Analyzing such horrible events, the first thing I would like to pay attention to is needless human losses caused by a set of severe actions by the local government and the court. It is frightful to think of the situation, where all people around line up against helpless women and little girls, believing in absurd things. I am sure that such a scenario cannot be acceptable in any society. From the events following the Salem trials, we can see that accusation of witchcraft has been a terrible mistake. However, the female lives that were taken at that time could not ever be returned.
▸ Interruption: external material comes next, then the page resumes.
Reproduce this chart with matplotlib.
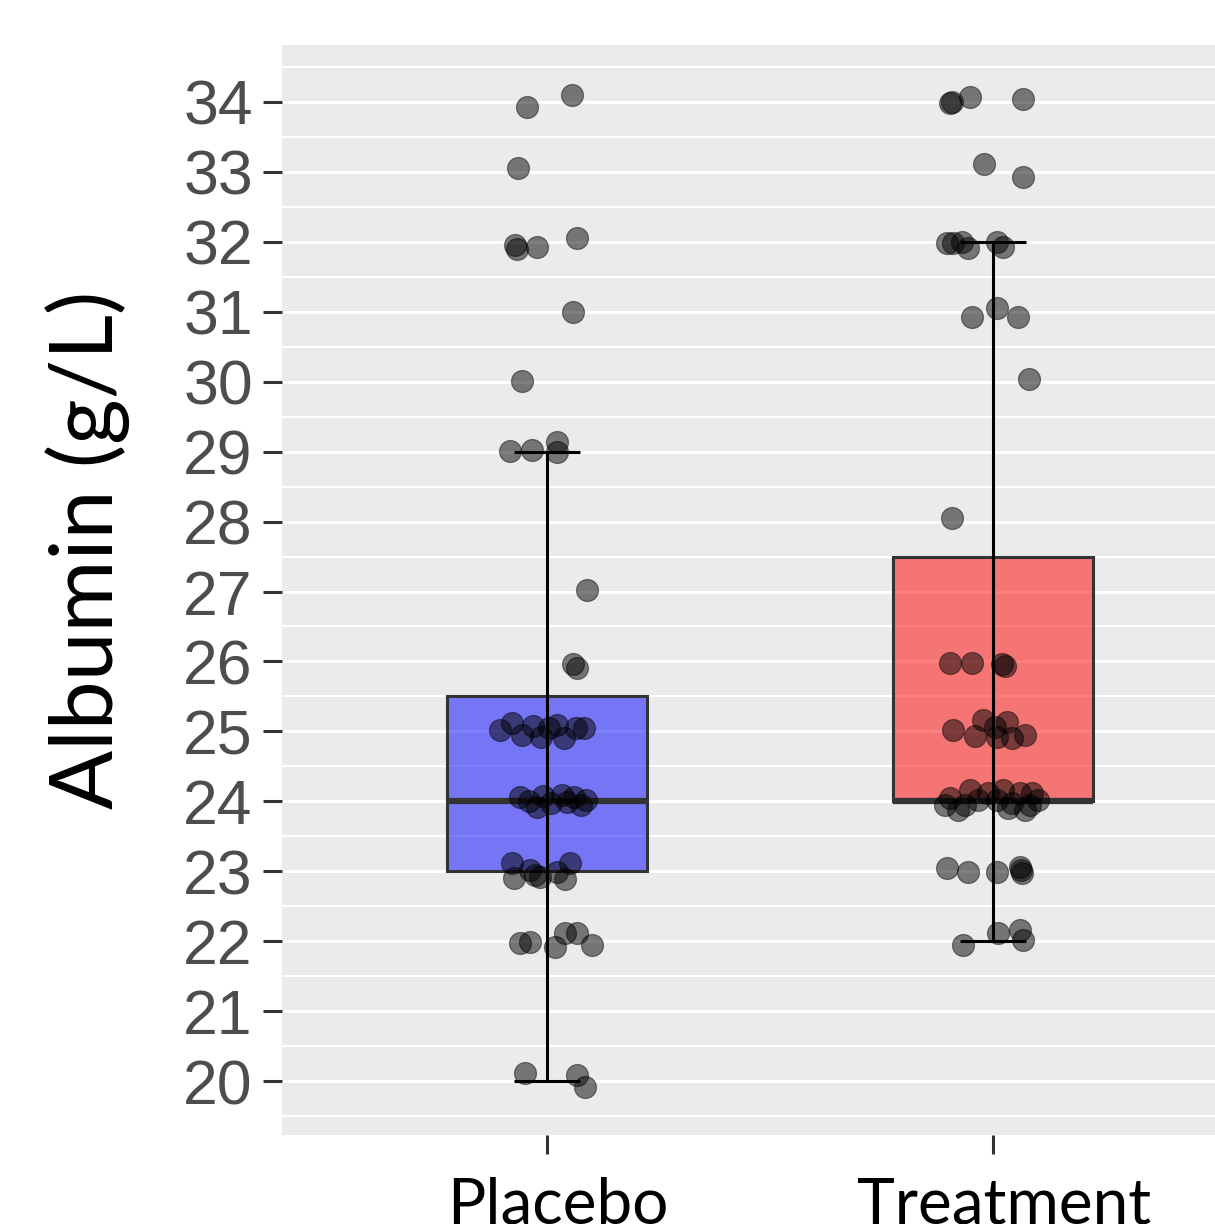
#!/usr/bin/env python3

import matplotlib
matplotlib.use("Agg")
import matplotlib.pyplot as plt
from matplotlib.ticker import MultipleLocator
from matplotlib.transforms import ScaledTranslation

# -----------------------------------------------------------------------------
# Albumin by group: boxplot + jittered points (ggplot-style)
# -----------------------------------------------------------------------------

GROUPS = ["Placebo", "Treatment"]
BOX_COLORS = ["blue", "red"]

# box statistics: lower whisker, Q1, median, Q3, upper whisker
WHISLO = [20, 22]
Q1 = [23, 24]
MEDIAN = [24, 24]
Q3 = [25.5, 27.5]
WHISHI = [29, 32]

# jittered points (x offset from group centre, y value)
PLACEBO_DX = [
    -0.045, 0.056, -0.065, -0.072, -0.067, -0.022, 0.067, 0.058, -0.056,
    -0.083, -0.034, 0.022, 0.022, 0.090, 0.058, 0.067,
    -0.105, -0.078, -0.056, -0.031, -0.013, 0.004, 0.022, 0.038, 0.065, 0.083,
    -0.061, -0.040, -0.022, -0.009, 0.009, 0.034, 0.045, 0.061, 0.076, 0.087,
    -0.078, -0.074, -0.038, -0.027, -0.016, 0.022, 0.040, 0.052,
    -0.061, -0.038, 0.018, 0.040, 0.067, 0.101,
    -0.049, 0.067, 0.085,
]
PLACEBO_Y = [
    33.93, 34.10, 33.06, 31.96, 31.90, 31.93, 32.06, 31.00, 30.01,
    29.01, 29.02, 29.14, 28.99, 27.02, 25.96, 25.90,
    25.02, 25.12, 24.95, 25.08, 24.92, 25.05, 25.09, 24.91, 25.05, 25.05,
    24.06, 24.00, 23.92, 24.08, 23.98, 24.09, 23.99, 24.06, 23.95, 24.02,
    23.12, 22.90, 23.02, 22.95, 22.92, 22.99, 22.89, 23.12,
    21.97, 21.99, 21.92, 22.12, 22.12, 21.94,
    20.11, 20.09, 19.91,
]

TREATMENT_DX = [
    -0.092, -0.096, -0.052, 0.067, -0.020, 0.067,
    -0.103, -0.090, -0.070, -0.056, 0.009, 0.022,
    -0.047, 0.009, 0.056, 0.081, -0.092,
    -0.096, -0.047, 0.020, 0.027,
    -0.090, -0.040, -0.022, 0.004, 0.009, 0.031, 0.043, 0.072,
    -0.108, -0.096, -0.078, -0.063, -0.052, -0.034, -0.011, 0.009,
    0.022, 0.034, 0.043, 0.061, 0.072, 0.083, 0.087, 0.101,
    -0.103, -0.056, 0.009, 0.061, 0.063, 0.065,
    -0.067, 0.011, 0.061, 0.067,
]
TREATMENT_Y = [
    34.00, 33.99, 34.07, 34.04, 33.11, 32.93,
    31.98, 31.98, 32.00, 31.91, 32.00, 31.93,
    30.93, 31.05, 30.93, 30.04, 28.05,
    25.98, 25.98, 25.96, 25.93,
    25.02, 24.93, 25.16, 25.06, 24.92, 25.13, 24.91, 24.95,
    23.95, 24.05, 23.88, 23.95, 24.16, 24.02, 24.12, 24.02,
    24.16, 23.90, 23.98, 24.12, 23.88, 23.95, 24.12, 24.02,
    23.05, 22.99, 22.99, 23.06, 23.02, 22.97,
    21.95, 22.12, 22.16, 22.02,
]

Y_TICKS = list(range(20, 35))

W, H = 1215, 1224
DPI = 100


def main():
    fig = plt.figure(figsize=(W / DPI, H / DPI), dpi=DPI, facecolor="white")
    ax = fig.add_axes([282 / W, 1 - 1135 / H, 1 - 282 / W, (1135 - 45) / H])
    ax.set_facecolor("#ebebeb")
    for s in ax.spines.values():
        s.set_visible(False)

    positions = [1, 2]

    # grid
    ax.yaxis.set_major_locator(MultipleLocator(1))
    ax.yaxis.set_minor_locator(MultipleLocator(0.5))
    ax.grid(axis="y", which="major", color="white", linewidth=2.2, zorder=0)
    ax.grid(axis="y", which="minor", color="white", linewidth=1.5, zorder=0)
    ax.set_axisbelow(True)

    # boxes
    stats = []
    for i, g in enumerate(GROUPS):
        stats.append({
            "label": g, "whislo": WHISLO[i], "q1": Q1[i], "med": MEDIAN[i],
            "q3": Q3[i], "whishi": WHISHI[i], "fliers": [],
        })
    bp = ax.bxp(stats, positions=positions, widths=0.45, patch_artist=True,
                showcaps=False, showfliers=False,
                whiskerprops=dict(linestyle="none"),
                boxprops=dict(edgecolor="#333333", linewidth=2.2),
                medianprops=dict(color="#333333", linewidth=4.5,
                                 solid_capstyle="butt"),
                manage_ticks=False, zorder=2)
    for patch, c in zip(bp["boxes"], BOX_COLORS):
        patch.set_facecolor(matplotlib.colors.to_rgba(c, 0.5))

    # error-bar style whiskers drawn over the box
    ax.vlines(positions, WHISLO, WHISHI, color="black", linewidth=2.2, zorder=3)
    for lo_hi in (WHISLO, WHISHI):
        ax.hlines(lo_hi, [p - 0.075 for p in positions],
                  [p + 0.075 for p in positions],
                  color="black", linewidth=2.2, zorder=3)

    # jittered points
    for p, dx, ys in ((1, PLACEBO_DX, PLACEBO_Y), (2, TREATMENT_DX, TREATMENT_Y)):
        ax.scatter([p + d for d in dx], ys, s=250,
                   facecolor=(0, 0, 0, 0.5), edgecolor=(0, 0, 0, 0.45),
                   linewidth=0.9, zorder=4)

    x0 = 1 - (547 - 282) / 446
    ax.set_xlim(x0, x0 + (W - 282) / 446)
    ax.set_ylim(19.228, 34.815)

    ax.set_yticks(Y_TICKS)
    ax.set_yticklabels([str(t) for t in Y_TICKS], fontsize=45,
                       color="#4d4d4d", family="Liberation Sans")
    ax.set_xticks(positions)
    ax.set_xticklabels(GROUPS, fontsize=46, color="black", family="Lato")
    ax.tick_params(axis="y", which="major", length=14, width=2.2,
                   color="#333333", pad=7)
    ax.tick_params(axis="x", which="major", length=14, width=2.2,
                   color="#333333", pad=16)
    ax.tick_params(which="minor", length=0)

    # labels sit a little right of their ticks in the original
    shift = ScaledTranslation(11 / DPI, 0, fig.dpi_scale_trans)
    for lab in ax.get_xticklabels():
        lab.set_transform(lab.get_transform() + shift)

    fig.text(88 / W, 1 - 550 / H, "Albumin (g/L)", rotation=90,
             ha="center", va="center", fontsize=63, family="Lato",
             color="black")

    fig.savefig("out.png", dpi=DPI, facecolor="white")
    plt.close(fig)


if __name__ == "__main__":
    main()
In 1692, people clearly separated good and evil. Everything they could not define as normal for themselves and could not explain were taken as evil and should have been fought and killed. Mostly, it happened because of certain religious beliefs and the fear that drove people crazy and made them do the things, which they had regrets about afterwards. I believe that the Salem trials are exactly a kind of such situation. Some of the Salem women produced strange sounds, told awful stories and visions, talked to the darkness and held abnormal ceremonies. Those, who listened to them and saw all what they did, did not understand them and their actions and got afraid, thinking that these women were evil.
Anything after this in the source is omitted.